Правительство – это такой сложный организм, если его постоянно менять, тасовать – только худший будет результат. Я это знаю, это была моя работа.


Это глупость вообще, но это мне знакомая песня: Во-первых, я думаю, что, ну, для многих это известно, я для толкача не подхожу. Поэтому я думаю, что, еще раз, роль председателя правительства – он может собирать, он может не собирать, – он обязан все равно все знать, и он все равно будет все знать, и все равно мы будем общаться, и все равно мы будем советоваться по этим вопросам.


Если бы я все назвал, чем я располагаю, да вы бы рыдали здесь!


И сегодня такое затишье, вот как скакуна взять и на полном ходу остановить.


Сейчас историки пытаются преподнести, что в тысяча пятьсот каком-то году что-то там было. Да не было ничего! Все это происки!


Важнейший итог петровских реформ – создание благоприятных условий для западных деловых людей.


Нам в жизни повезло, что это, по сути дела, историческое время выпало на нашу долю. Радуйтесь!


Все мы доживем. В какой конфигурации? В хорошей конфигурации.

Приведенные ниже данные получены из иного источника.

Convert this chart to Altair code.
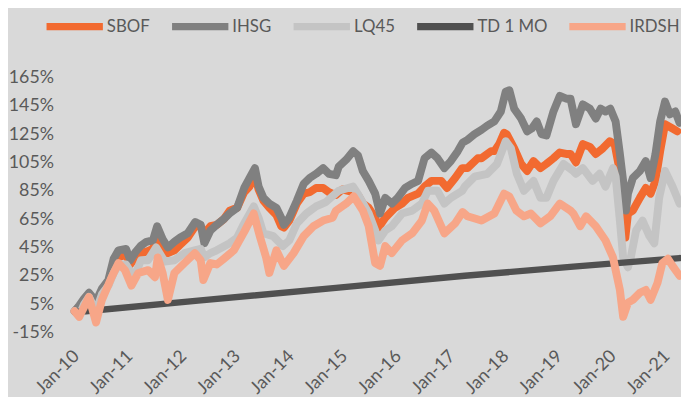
import altair as alt
import pandas as pd

# ---------------- data ----------------
series_order = ["SBOF", "IHSG", "LQ45", "TD 1 MO", "IRDSH"]
series_colors = ["#F26A30", "#808080", "#C4C4C4", "#505050", "#F7A688"]

# dates are decimal years, values are cumulative return in %
ihsg_t = [2009.97, 2010.06, 2010.15, 2010.24, 2010.37, 2010.48, 2010.60, 2010.70, 2010.79, 2010.93,
          2011.01, 2011.11, 2011.20, 2011.31, 2011.43, 2011.51, 2011.61, 2011.71, 2011.83, 2011.94,
          2012.08, 2012.22, 2012.32, 2012.39, 2012.50, 2012.62, 2012.75, 2012.86, 2013.00, 2013.13,
          2013.23, 2013.33, 2013.40, 2013.49, 2013.60, 2013.73, 2013.82, 2013.87, 2013.97, 2014.11,
          2014.24, 2014.35, 2014.47, 2014.60, 2014.71, 2014.84, 2014.89, 2015.03, 2015.16, 2015.25,
          2015.34, 2015.45, 2015.57, 2015.66, 2015.76, 2015.88, 2015.99, 2016.13, 2016.26, 2016.37,
          2016.49, 2016.62, 2016.73, 2016.86, 2016.98, 2017.11, 2017.20, 2017.29, 2017.42, 2017.55,
          2017.66, 2017.79, 2017.91, 2018.00, 2018.07, 2018.16, 2018.29, 2018.40, 2018.49, 2018.58,
          2018.67, 2018.76, 2018.89, 2019.01, 2019.13, 2019.21, 2019.31, 2019.44, 2019.57, 2019.68,
          2019.77, 2019.86, 2019.95, 2020.05, 2020.13, 2020.19, 2020.24, 2020.28, 2020.37, 2020.50,
          2020.61, 2020.70, 2020.79, 2020.88, 2020.97, 2021.06, 2021.16, 2021.24]
ihsg_v = [0, 4, 9, 13, 7, 16, 22, 37, 43, 44,
          36, 42, 46, 49, 50, 60, 51, 45, 49, 52,
          55, 63, 61, 48, 57, 61, 65, 69, 73, 87,
          94, 101, 88, 80, 76, 73, 66, 61, 66, 78,
          90, 94, 97, 101, 97, 96, 102, 107, 113, 110,
          99, 92, 83, 69, 80, 76, 80, 87, 90, 92,
          108, 112, 108, 101, 106, 113, 119, 121, 125, 128,
          131, 134, 141, 155, 156, 143, 136, 127, 129, 134,
          125, 124, 141, 152, 150, 150, 132, 146, 143, 136,
          143, 141, 143, 134, 111, 92, 71, 83, 94, 99,
          106, 94, 111, 134, 148, 139, 141, 133]

sbof_t = [2009.97, 2010.06, 2010.15, 2010.24, 2010.37, 2010.48, 2010.60, 2010.70, 2010.79, 2010.93,
          2011.01, 2011.11, 2011.20, 2011.31, 2011.43, 2011.51, 2011.61, 2011.71, 2011.83, 2011.94,
          2012.08, 2012.22, 2012.32, 2012.39, 2012.50, 2012.62, 2012.75, 2012.86, 2013.00, 2013.13,
          2013.23, 2013.33, 2013.40, 2013.49, 2013.60, 2013.73, 2013.82, 2013.87, 2013.97, 2014.11,
          2014.24, 2014.35, 2014.47, 2014.60, 2014.71, 2014.84, 2014.96, 2015.16, 2015.25, 2015.34,
          2015.45, 2015.57, 2015.63, 2015.76, 2015.94, 2016.07, 2016.18, 2016.37, 2016.49, 2016.62,
          2016.80, 2016.91, 2017.06, 2017.19, 2017.29, 2017.48, 2017.55, 2017.73, 2017.79, 2017.88,
          2017.97, 2018.02, 2018.16, 2018.29, 2018.40, 2018.52, 2018.65, 2018.76, 2018.89, 2019.01,
          2019.13, 2019.21, 2019.31, 2019.44, 2019.57, 2019.68, 2019.81, 2019.94, 2020.03, 2020.10,
          2020.15, 2020.23, 2020.28, 2020.37, 2020.50, 2020.61, 2020.70, 2020.79, 2020.88, 2020.97,
          2021.11, 2021.20]
sbof_v = [0, 3, 7, 10, 5, 13, 19, 32, 38, 40,
          33, 38, 41, 42, 44, 52, 47, 41, 43, 47,
          52, 60, 60, 55, 60, 61, 65, 71, 73, 84,
          88, 96, 86, 78, 73, 68, 60, 59, 64, 76,
          83, 84, 87, 87, 84, 82, 86, 84, 82, 76,
          73, 66, 59, 66, 73, 76, 80, 83, 88, 92,
          92, 87, 94, 101, 101, 108, 108, 113, 113, 118,
          126, 125, 115, 104, 99, 106, 101, 104, 108, 112,
          111, 111, 105, 118, 116, 111, 115, 120, 118, 104,
          87, 52, 69, 71, 80, 87, 83, 92, 113, 132,
          129, 127]

lq45_t = [2009.97, 2010.06, 2010.15, 2010.24, 2010.37, 2010.48, 2010.60, 2010.70, 2010.79, 2010.93,
          2011.01, 2011.11, 2011.21, 2011.34, 2011.49, 2011.65, 2011.83, 2012.02, 2012.21, 2012.32,
          2012.39, 2012.50, 2012.62, 2012.86, 2013.00, 2013.13, 2013.31, 2013.40, 2013.49, 2013.67,
          2013.85, 2013.97, 2014.11, 2014.29, 2014.47, 2014.65, 2014.89, 2015.16, 2015.26, 2015.45,
          2015.57, 2015.63, 2015.76, 2015.88, 2016.07, 2016.26, 2016.44, 2016.55, 2016.73, 2016.86,
          2016.98, 2017.19, 2017.24, 2017.42, 2017.66, 2017.84, 2018.00, 2018.10, 2018.21, 2018.34,
          2018.52, 2018.65, 2018.76, 2018.89, 2019.08, 2019.26, 2019.31, 2019.44, 2019.62, 2019.75,
          2019.86, 2020.00, 2020.05, 2020.13, 2020.19, 2020.28, 2020.33, 2020.43, 2020.55, 2020.68,
          2020.77, 2020.86, 2020.97, 2021.11, 2021.24]
lq45_v = [0, -3, 5, 10, 0, 12, 18, 27, 33, 33,
          28, 27, 36, 36, 45, 35, 36, 41, 43, 44,
          38, 41, 43, 48, 52, 62, 74, 66, 55, 53,
          46, 50, 62, 69, 74, 77, 85, 88, 82, 69,
          57, 50, 57, 60, 69, 71, 76, 85, 85, 76,
          80, 85, 88, 95, 97, 104, 120, 115, 97, 85,
          92, 80, 80, 92, 104, 99, 97, 101, 92, 97,
          88, 101, 95, 64, 38, 31, 38, 57, 64, 53,
          48, 80, 99, 88, 76]

td_t = [2009.97, 2010.18, 2012.27, 2014.84, 2017.24, 2019.26, 2021.24]
td_v = [-0.5, 0, 7.5, 16.5, 25, 31.5, 37.5]

irdsh_t = [2009.97, 2010.06, 2010.15, 2010.24, 2010.37, 2010.48, 2010.66, 2010.79, 2010.91, 2011.03,
           2011.16, 2011.34, 2011.47, 2011.52, 2011.61, 2011.71, 2011.83, 2012.02, 2012.21, 2012.32,
           2012.37, 2012.50, 2012.62, 2012.75, 2012.94, 2013.13, 2013.31, 2013.42, 2013.54, 2013.60,
           2013.73, 2013.87, 2014.05, 2014.24, 2014.42, 2014.60, 2014.78, 2014.84, 2015.03, 2015.17,
           2015.34, 2015.45, 2015.57, 2015.66, 2015.76, 2015.88, 2016.07, 2016.26, 2016.44, 2016.55,
           2016.67, 2016.86, 2017.06, 2017.20, 2017.29, 2017.55, 2017.79, 2017.97, 2018.07, 2018.20,
           2018.34, 2018.47, 2018.65, 2018.83, 2019.01, 2019.21, 2019.26, 2019.39, 2019.50, 2019.68,
           2019.86, 2020.00, 2020.05, 2020.13, 2020.19, 2020.28, 2020.37, 2020.50, 2020.61, 2020.70,
           2020.83, 2020.92, 2021.02, 2021.11, 2021.24]
irdsh_v = [0, -4, 3, 10, -8, 8, 24, 34, 29, 18,
           27, 29, 24, 38, 27, 8, 27, 34, 41, 36,
           22, 34, 33, 37, 43, 56, 69, 53, 38, 27,
           43, 32, 41, 53, 60, 64, 66, 71, 76, 81,
           71, 60, 34, 32, 46, 41, 50, 55, 64, 76,
           71, 55, 62, 70, 67, 64, 69, 83, 81, 71,
           67, 69, 62, 67, 76, 71, 69, 60, 67, 60,
           50, 38, 29, 15, -4, 6, 8, 13, 15, 8,
           20, 34, 37, 32, 25]

year_ticks = list(range(2010, 2022))
y_ticks = [-15, 5, 25, 45, 65, 85, 105, 125, 145, 165]

# ---------------- table ----------------
def to_date(t):
    ts = pd.Timestamp(2010, 1, 1) + pd.to_timedelta((t - 2010) * 365.25, unit="D")
    return ts.strftime("%Y/%m/%d")

rows = []
for name, ts, vs in [("SBOF", sbof_t, sbof_v), ("IHSG", ihsg_t, ihsg_v), ("LQ45", lq45_t, lq45_v),
                     ("TD 1 MO", td_t, td_v), ("IRDSH", irdsh_t, irdsh_v)]:
    for t, v in zip(ts, vs):
        rows.append({"series": name, "date": to_date(t), "value": v})
df = pd.DataFrame(rows)

FONT = "Lato"
TXT = "#595959"
FS = 18

color = alt.Color(
    "series:N",
    scale=alt.Scale(domain=series_order, range=series_colors),
    legend=alt.Legend(
        orient="none", legendX=-34, legendY=-84, direction="horizontal",
        gridAlign="none", title=None, symbolType="stroke", symbolSize=3249,
        symbolStrokeWidth=7.5, labelFontSize=17, labelFont=FONT, labelColor=TXT,
        columnPadding=7, labelOffset=0, padding=0,
    ),
)

x = alt.X(
    "date:T",
    scale=alt.Scale(domain=[alt.DateTime(year=2010, month=1, date=1),
                            alt.DateTime(year=2021, month=4, date=1)]),
    axis=alt.Axis(
        values=[alt.DateTime(year=y, month=1, date=1) for y in year_ticks],
        format="%b-%y", labelAngle=-45, labelAlign="right", labelBaseline="middle",
        labelPadding=21, title=None, domain=False, ticks=False, grid=False,
        labelFontSize=FS, labelFont=FONT, labelColor=TXT, labelOverlap=False,
    ),
)
y = alt.Y(
    "value:Q",
    scale=alt.Scale(domain=[-15, 165], nice=False, zero=False),
    axis=alt.Axis(
        values=y_ticks, labelExpr="datum.value + '%'", title=None, domain=False,
        ticks=False, grid=False, labelPadding=23, labelFontSize=FS, labelFont=FONT,
        labelColor=TXT,
    ),
)

layers = []
for name in series_order:
    sw = 6.5 if name == "TD 1 MO" else 8
    layers.append(
        alt.Chart(df)
        .transform_filter(alt.datum.series == name)
        .mark_line(strokeWidth=sw, strokeCap="round", strokeJoin="round")
        .encode(x=x, y=y, color=color)
    )

chart = (
    alt.layer(*layers)
    .properties(width=611, height=258, background="#D9D9D9",
                padding={"left": 69, "top": 68, "right": 1, "bottom": 63},
                autosize="none")
    .configure_view(strokeWidth=0)
)

chart.save("out.html", embed_options={"renderer": "svg", "actions": False})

Всегда воровали и всегда будем воровать.


Наш президент – он уже, по-моему, лет пять или десять денег в глаза не видел. Он даже не знает, какие у нас деньги.


У нас (в России) воруют намного больше, причем нигде не убавляется, такая страна.


Сегодня мировая система финансовая понимает, что происходит в России, и не очень хочет, чтобы здесь было… ну, я не хочу это слово употреблять, которым я обычно пользуюсь.


Но пенсионную реформу делать будем. Там есть где разгуляться.


Мы сегодня как раз находимся на таком этапе экономических реформ, которых не очень видно.


Россия – страна огромная. То есть с огромными проблемами.


Ни одна страна, кстати, в расплывчатом состоянии не встала с колен. Проводя расплывчатую политику. Я как раз за революционный здесь подход.


«Даешь эмиссию 330 триллионов рублей. Экономике нужен кислород». Как раз наоборот. Это не кислород. Это не кислород. Один раз дохнешь, а потом только остается дрыгнуть. Ногами. Да не надо.


И кто бы нас сегодня ни провоцировал, кто бы нам ни подкидывал какие-то там Ираны, Ираки и еще многое что – не будет никаких. Никаких не будет даже поползновений. Наоборот, вся работа будет строиться для того, чтобы уничтожить то, что накопили за многие годы.


Начиная с 2001-го мы плотно занимались Украиной. Но не для того, чтобы прижать к себе, как многие выражаются.


Украинский язык ставит вопрос прежде всего об украинском языке, и никто не вправе упрекать, что она работает и совершенствует свой язык.


Этот вопрос не один Черномырдин сам с собой обсуждал, у меня и прав таких не было.


Мы еще раз говорим: пять лет работы, наверное, меня чему-то жизнь научила в этой части.


Чтобы навредить, ума много не надо, каждый может. Другое дело, сколько и как – это вопрос.


Его реакция – она всегда. Увидим, будет этот или не будет. Если не будет – значит, такая реакция. Если будет – то никакая реакция.


Мы пойти на какие-то там хотелки, как говорят, я извиняюсь, кто-то хочет больше, ну, здесь так не бывает.


Ввяжемся в драку – провалим следующие, да и будущие годы. Кому это нужно? У кого руки чешутся? У кого чешутся – чешите в другом месте!


Слышите, что ждут от нас? С-300. Это мы знаем, что это такое. Это не дай бог. Сегодня С-300. А завтра давай другое. А послезавтра третье. Вот это что такое!


Мы продолжаем то, что мы уже много наделали.


Я не из тех людей, чтобы доводить до мордобоя, я извиняюсь за это слово. И мордобой-то опять не они же бы, не их же! Если бы их бы там навесить – это бы с удовольствием! А те мордобой-то, в мордобое люди же бы участвовали: народ как всегда.